Abuja conjoined twins: UATH gives update on condition of babies, how they were successfully separated


The Management of the University of Abuja Teaching Hospital, UATH, has confirmed the survival and stability of the conjoined twins who were separated four days ago in Abuja.

Chief Medical Director (CMD) of UATH, Dr. Bisallah Ekele, on Friday made the confirmation during an interview with DAILY POST in Gwagwalada, Abuja.

Recall that a team medical doctors at UATH successfully carried out the corrective surgery to ensure the conjoined twins lived independently.

However, there were public concerns on the post-surgery survival and stability of the babies, but Ekele reassured: “As we speak, today (Friday) is the fourth-day post-surgery. The two babies are in good conditions. They are doing well.”

The CMD went further to give an insight into the efforts made towards the success of the surgery. Ekele said: “On their arrival at our facility on June 11, 2018, having being referred from a mission hospital where they were born, appropriate experts were invited to review the conjoined twins.

“The experts were convinced that they could correct the abnormality. That is, separate the conjoined twins into two independent babies.

“We, then, took a decision as to when the operation would be done considering the fitness of the babies.

“In sum, by 29th October 2018, a team of surgeons went to theatre and after four and half hours, the corrective surgery was done.”

Speaking also, the Lead Surgeon of the group formed for the separation of the conjoined twins, Dr. Samson Olori, said the surgery was carried out by two teams of paediatric surgeons, a team of plastic surgeons, two teams of anaesthetics, and specialist nurses.

On the hurdles the group crossed to achieve the medical feat, he said: “The first hurdle was not on the surgery day but during the pre-surgery days. That is, making sure the babies were kept alive which we delicately addressed.

“The other hurdles were anticipated based on our findings because after the initial clinical assessments, there were several CT scan investigations to determine the organs they were joined. So, we knew their livers were joined.

“We had five sessions of all the teams coming together to plan and determine the best approach.
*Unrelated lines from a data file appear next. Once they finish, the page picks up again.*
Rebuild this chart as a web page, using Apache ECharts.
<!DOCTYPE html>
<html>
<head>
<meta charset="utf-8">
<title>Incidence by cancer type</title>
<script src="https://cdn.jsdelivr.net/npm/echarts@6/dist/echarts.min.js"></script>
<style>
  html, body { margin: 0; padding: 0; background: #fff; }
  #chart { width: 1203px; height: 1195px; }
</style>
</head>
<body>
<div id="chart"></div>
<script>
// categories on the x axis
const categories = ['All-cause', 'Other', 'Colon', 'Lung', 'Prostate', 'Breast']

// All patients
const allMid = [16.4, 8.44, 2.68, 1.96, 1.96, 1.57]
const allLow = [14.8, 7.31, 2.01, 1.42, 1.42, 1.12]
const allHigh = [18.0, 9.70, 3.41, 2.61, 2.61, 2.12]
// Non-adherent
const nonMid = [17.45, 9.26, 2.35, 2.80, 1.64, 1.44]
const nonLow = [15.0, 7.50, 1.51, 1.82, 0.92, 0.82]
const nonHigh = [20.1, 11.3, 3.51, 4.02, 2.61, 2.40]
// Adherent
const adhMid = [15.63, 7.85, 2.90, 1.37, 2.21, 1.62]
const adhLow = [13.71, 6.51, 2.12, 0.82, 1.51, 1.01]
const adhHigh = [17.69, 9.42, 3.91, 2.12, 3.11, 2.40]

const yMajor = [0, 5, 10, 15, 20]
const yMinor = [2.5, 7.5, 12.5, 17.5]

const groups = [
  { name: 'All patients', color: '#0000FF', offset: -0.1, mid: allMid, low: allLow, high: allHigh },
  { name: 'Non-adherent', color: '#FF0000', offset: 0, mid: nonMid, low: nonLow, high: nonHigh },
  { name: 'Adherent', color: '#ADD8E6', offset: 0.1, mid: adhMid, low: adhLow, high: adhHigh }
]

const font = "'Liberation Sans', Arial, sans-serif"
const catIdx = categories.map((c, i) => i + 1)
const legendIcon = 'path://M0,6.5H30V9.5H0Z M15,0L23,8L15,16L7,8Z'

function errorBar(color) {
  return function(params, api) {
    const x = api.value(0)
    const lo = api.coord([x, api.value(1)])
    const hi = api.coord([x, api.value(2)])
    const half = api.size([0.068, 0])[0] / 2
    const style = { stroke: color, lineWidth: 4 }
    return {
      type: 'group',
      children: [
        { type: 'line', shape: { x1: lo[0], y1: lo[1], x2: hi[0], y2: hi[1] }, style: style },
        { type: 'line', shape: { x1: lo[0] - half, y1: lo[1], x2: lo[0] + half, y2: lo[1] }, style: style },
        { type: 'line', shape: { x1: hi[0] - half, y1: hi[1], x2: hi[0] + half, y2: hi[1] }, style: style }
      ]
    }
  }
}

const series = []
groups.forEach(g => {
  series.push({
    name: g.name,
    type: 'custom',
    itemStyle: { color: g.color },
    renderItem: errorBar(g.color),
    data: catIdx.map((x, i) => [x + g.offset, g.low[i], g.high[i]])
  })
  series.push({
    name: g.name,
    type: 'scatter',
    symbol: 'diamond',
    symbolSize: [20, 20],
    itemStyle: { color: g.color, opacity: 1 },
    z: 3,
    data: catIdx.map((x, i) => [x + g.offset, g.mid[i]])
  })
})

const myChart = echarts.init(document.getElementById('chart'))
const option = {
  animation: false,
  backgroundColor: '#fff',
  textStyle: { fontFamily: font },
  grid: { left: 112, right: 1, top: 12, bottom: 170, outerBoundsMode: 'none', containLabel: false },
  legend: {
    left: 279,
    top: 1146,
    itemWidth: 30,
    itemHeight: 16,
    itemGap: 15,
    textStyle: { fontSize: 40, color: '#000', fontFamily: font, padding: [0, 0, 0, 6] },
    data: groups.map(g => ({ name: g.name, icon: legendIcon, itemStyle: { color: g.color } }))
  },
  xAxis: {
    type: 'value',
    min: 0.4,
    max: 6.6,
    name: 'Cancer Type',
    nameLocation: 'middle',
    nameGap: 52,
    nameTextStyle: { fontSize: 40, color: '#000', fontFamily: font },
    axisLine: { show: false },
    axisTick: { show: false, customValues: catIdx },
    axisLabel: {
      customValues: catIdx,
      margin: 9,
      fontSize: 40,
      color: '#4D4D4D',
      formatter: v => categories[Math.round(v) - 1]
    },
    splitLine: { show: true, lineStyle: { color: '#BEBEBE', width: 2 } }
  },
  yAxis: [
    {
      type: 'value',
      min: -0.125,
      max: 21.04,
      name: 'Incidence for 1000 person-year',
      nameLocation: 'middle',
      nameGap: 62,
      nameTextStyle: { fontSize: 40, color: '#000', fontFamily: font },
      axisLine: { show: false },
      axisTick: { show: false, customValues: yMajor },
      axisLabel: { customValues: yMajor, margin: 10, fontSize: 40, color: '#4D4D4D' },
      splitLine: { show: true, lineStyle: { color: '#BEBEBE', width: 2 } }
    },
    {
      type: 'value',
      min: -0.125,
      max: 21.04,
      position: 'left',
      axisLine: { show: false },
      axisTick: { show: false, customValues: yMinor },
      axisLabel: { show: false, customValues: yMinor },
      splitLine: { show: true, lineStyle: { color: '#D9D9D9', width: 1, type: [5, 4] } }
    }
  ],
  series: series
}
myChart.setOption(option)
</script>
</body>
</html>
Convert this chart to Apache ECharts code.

“We had anticipated the bleeding that would take place because the liver is one organ that you can’t really tie.

“So, the hospital management provided some modern gadgets we deployed to make sure the surgery went well. It did go well as we contained the surgery of about 7hrs to 5hrs.

“With what we had available to us, we hadn’t any fear that we would succeed in getting to the root of separating these babies.”